__Your instructions__. Copy out the data below from the line containing "Emit a Python" to the line containing "import pandas as pd", both lines included, with all images left out.

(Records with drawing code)
>>
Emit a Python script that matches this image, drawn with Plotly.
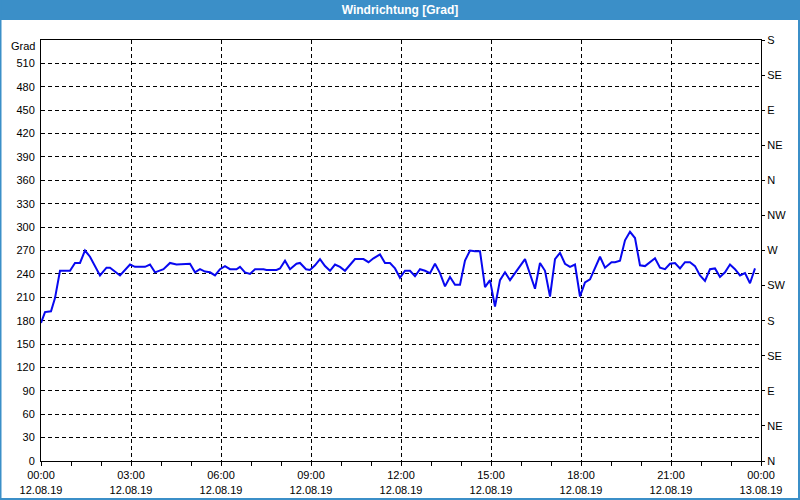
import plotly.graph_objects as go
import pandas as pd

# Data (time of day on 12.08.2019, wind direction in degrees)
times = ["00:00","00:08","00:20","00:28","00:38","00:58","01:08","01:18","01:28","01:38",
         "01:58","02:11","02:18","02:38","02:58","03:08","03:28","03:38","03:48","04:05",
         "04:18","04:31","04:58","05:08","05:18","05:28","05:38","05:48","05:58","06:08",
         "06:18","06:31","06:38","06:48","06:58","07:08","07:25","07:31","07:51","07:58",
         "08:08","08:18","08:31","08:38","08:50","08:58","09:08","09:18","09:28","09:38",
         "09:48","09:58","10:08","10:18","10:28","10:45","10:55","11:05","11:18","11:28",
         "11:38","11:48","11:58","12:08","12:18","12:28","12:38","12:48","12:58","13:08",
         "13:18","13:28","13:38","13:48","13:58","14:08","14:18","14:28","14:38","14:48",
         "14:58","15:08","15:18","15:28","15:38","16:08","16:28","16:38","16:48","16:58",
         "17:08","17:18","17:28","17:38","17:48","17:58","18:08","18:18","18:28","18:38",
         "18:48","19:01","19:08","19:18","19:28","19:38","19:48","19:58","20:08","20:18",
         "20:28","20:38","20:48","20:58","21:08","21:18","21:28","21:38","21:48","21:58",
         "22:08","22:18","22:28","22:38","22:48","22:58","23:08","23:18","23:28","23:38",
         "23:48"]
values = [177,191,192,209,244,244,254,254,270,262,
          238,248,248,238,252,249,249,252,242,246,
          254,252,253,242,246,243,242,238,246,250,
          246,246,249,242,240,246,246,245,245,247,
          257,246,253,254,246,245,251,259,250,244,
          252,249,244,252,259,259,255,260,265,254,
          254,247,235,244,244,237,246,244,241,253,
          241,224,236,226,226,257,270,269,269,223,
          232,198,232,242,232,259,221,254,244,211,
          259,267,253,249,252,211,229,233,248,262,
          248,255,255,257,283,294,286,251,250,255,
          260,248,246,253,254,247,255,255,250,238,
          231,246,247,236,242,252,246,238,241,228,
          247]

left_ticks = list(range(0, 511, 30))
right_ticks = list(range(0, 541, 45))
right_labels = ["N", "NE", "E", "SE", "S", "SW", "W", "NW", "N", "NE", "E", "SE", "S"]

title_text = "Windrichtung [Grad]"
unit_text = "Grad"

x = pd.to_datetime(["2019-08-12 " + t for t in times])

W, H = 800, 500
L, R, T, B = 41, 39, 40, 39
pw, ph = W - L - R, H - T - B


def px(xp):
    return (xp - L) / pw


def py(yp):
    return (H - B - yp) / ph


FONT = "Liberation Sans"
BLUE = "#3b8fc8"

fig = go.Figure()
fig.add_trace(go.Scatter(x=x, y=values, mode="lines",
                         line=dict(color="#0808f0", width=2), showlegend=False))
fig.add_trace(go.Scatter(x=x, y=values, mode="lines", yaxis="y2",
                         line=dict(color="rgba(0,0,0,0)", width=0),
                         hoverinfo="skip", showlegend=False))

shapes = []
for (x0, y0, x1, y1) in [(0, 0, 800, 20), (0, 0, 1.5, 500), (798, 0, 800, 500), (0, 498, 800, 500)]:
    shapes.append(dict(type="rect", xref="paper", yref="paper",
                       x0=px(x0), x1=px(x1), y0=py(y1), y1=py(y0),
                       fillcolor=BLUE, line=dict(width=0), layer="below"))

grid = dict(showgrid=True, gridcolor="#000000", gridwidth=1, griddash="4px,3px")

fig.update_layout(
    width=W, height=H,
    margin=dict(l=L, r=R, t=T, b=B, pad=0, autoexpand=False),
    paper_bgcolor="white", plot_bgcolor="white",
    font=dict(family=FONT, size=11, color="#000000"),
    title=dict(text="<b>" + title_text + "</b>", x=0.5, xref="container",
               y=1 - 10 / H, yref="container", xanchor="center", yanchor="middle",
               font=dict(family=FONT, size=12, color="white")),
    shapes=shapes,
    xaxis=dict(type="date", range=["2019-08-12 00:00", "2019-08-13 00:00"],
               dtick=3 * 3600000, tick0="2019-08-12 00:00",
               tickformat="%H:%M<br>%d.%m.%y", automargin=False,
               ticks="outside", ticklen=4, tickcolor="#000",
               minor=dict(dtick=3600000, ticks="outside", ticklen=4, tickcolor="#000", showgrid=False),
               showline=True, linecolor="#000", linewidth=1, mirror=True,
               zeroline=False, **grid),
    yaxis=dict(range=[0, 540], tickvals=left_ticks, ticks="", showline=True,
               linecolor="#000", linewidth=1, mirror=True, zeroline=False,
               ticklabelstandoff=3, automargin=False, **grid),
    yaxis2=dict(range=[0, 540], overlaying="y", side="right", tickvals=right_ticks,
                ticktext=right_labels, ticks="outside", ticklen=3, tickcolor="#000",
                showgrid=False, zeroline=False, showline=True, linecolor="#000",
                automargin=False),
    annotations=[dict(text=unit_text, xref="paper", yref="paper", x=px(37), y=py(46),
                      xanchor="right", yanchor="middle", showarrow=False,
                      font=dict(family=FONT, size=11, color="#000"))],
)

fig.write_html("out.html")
<<
>>
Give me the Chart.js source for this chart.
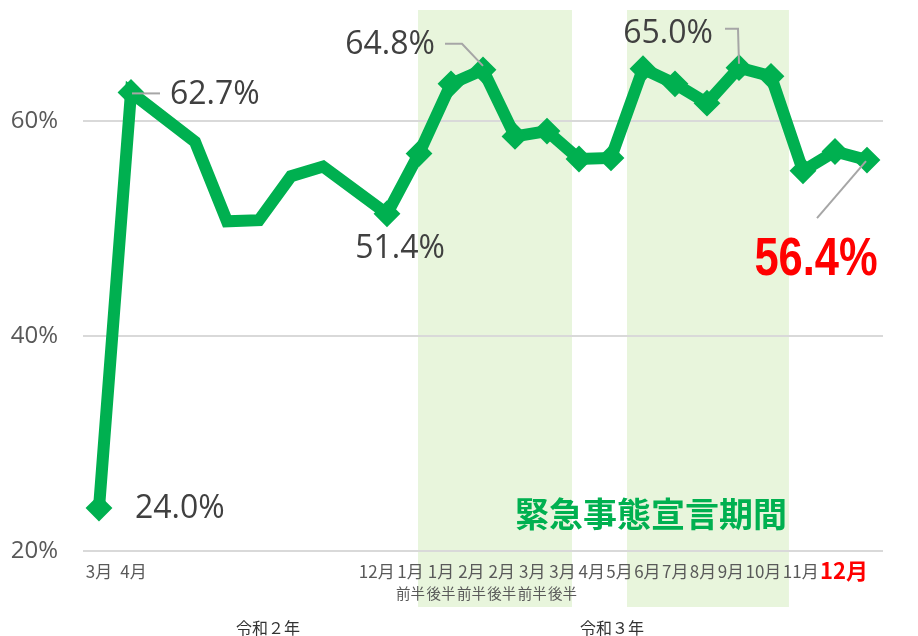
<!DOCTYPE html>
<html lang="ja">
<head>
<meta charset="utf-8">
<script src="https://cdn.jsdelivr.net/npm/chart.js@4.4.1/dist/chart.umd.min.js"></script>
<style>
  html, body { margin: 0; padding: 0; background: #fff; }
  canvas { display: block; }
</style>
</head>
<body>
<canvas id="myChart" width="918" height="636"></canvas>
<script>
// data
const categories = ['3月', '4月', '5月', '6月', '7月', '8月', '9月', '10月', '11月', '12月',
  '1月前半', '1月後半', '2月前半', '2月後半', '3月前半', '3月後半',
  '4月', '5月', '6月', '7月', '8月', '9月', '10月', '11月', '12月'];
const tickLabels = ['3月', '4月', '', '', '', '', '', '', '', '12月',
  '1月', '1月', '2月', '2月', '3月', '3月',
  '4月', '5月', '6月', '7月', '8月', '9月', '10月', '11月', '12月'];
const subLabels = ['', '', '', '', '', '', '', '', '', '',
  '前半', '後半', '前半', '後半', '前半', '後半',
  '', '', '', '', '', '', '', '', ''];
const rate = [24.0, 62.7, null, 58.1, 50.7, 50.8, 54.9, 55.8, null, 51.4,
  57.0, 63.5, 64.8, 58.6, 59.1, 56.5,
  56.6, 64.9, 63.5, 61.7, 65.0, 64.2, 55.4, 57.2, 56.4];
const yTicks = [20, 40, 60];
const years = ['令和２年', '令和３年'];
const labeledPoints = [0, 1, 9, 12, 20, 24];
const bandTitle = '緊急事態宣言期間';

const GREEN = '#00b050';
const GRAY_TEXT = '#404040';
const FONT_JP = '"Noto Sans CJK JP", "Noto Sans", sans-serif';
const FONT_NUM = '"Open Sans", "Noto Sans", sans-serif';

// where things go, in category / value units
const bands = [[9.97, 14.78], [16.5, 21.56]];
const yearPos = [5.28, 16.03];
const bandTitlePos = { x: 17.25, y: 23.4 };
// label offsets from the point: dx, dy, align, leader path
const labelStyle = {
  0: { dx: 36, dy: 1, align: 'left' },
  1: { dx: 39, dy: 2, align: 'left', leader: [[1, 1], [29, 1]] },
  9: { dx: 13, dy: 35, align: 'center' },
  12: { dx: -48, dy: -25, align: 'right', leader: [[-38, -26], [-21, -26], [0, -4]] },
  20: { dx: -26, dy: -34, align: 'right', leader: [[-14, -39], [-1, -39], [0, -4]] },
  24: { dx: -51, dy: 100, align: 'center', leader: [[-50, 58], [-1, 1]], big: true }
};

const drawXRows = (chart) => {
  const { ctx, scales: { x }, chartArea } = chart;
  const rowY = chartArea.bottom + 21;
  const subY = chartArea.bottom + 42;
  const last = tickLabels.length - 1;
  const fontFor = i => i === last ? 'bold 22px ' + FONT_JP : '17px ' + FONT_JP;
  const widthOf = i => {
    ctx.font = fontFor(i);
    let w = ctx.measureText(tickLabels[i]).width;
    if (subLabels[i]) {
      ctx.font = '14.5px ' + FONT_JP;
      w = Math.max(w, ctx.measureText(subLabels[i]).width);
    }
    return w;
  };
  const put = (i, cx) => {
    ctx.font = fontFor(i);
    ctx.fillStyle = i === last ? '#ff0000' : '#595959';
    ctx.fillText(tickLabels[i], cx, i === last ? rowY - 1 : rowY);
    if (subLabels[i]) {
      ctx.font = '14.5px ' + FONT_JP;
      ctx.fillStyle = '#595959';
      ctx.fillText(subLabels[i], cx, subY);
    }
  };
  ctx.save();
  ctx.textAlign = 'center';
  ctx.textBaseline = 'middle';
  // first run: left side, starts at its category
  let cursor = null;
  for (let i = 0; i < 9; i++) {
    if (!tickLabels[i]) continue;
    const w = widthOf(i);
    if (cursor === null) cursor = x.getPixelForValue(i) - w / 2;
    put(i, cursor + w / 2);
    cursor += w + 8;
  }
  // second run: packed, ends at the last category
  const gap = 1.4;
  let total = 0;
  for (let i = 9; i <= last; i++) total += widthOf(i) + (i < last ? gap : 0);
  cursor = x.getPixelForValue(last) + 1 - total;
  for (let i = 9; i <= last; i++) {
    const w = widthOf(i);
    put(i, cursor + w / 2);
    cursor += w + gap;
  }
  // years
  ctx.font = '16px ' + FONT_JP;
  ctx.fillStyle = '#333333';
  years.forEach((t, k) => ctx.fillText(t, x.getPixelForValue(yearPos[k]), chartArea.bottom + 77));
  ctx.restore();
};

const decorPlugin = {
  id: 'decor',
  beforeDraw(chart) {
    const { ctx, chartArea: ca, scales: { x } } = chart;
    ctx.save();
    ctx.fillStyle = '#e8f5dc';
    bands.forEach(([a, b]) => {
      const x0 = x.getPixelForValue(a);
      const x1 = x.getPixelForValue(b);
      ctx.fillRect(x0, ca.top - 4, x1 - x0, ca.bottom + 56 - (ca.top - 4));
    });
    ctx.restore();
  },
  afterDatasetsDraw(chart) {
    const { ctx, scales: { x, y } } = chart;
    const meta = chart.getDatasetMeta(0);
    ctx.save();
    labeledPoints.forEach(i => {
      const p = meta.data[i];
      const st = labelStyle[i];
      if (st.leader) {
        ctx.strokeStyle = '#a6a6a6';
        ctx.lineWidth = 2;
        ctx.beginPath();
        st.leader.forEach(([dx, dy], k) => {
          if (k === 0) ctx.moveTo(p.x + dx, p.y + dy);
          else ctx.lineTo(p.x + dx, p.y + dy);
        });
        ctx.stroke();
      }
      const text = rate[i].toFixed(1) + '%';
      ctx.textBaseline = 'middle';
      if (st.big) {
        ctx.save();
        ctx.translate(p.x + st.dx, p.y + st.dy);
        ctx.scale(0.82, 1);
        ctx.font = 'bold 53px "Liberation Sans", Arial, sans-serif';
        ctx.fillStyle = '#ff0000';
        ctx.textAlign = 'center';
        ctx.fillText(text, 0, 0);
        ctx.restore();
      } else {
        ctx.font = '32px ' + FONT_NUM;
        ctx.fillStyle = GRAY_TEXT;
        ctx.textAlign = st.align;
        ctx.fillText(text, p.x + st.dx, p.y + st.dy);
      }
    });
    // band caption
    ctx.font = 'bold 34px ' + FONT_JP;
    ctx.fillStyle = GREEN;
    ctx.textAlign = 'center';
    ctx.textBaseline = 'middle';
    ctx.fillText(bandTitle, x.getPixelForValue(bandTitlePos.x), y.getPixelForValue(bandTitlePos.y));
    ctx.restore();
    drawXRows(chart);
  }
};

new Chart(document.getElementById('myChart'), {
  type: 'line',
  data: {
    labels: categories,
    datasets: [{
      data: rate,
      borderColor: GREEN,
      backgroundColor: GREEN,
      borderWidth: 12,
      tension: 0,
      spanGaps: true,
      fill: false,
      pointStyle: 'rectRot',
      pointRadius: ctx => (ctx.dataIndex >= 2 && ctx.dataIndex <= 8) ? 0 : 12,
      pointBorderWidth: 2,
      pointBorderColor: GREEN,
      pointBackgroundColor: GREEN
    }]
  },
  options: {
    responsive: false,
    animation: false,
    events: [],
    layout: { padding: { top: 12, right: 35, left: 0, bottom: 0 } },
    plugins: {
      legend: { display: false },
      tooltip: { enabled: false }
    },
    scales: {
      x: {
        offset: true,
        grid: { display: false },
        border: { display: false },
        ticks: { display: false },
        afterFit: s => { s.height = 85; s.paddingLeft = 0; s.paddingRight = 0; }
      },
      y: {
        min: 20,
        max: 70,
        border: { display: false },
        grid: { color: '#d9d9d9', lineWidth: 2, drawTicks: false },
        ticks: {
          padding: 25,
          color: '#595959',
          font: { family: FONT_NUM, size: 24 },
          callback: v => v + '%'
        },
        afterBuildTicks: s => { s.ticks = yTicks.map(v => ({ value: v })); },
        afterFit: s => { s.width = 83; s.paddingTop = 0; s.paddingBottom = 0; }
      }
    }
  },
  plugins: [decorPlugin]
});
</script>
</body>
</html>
<<
__Reply to the task__.
Emit a Python script that matches this image, drawn with Plotly.
import plotly.graph_objects as go
import pandas as pd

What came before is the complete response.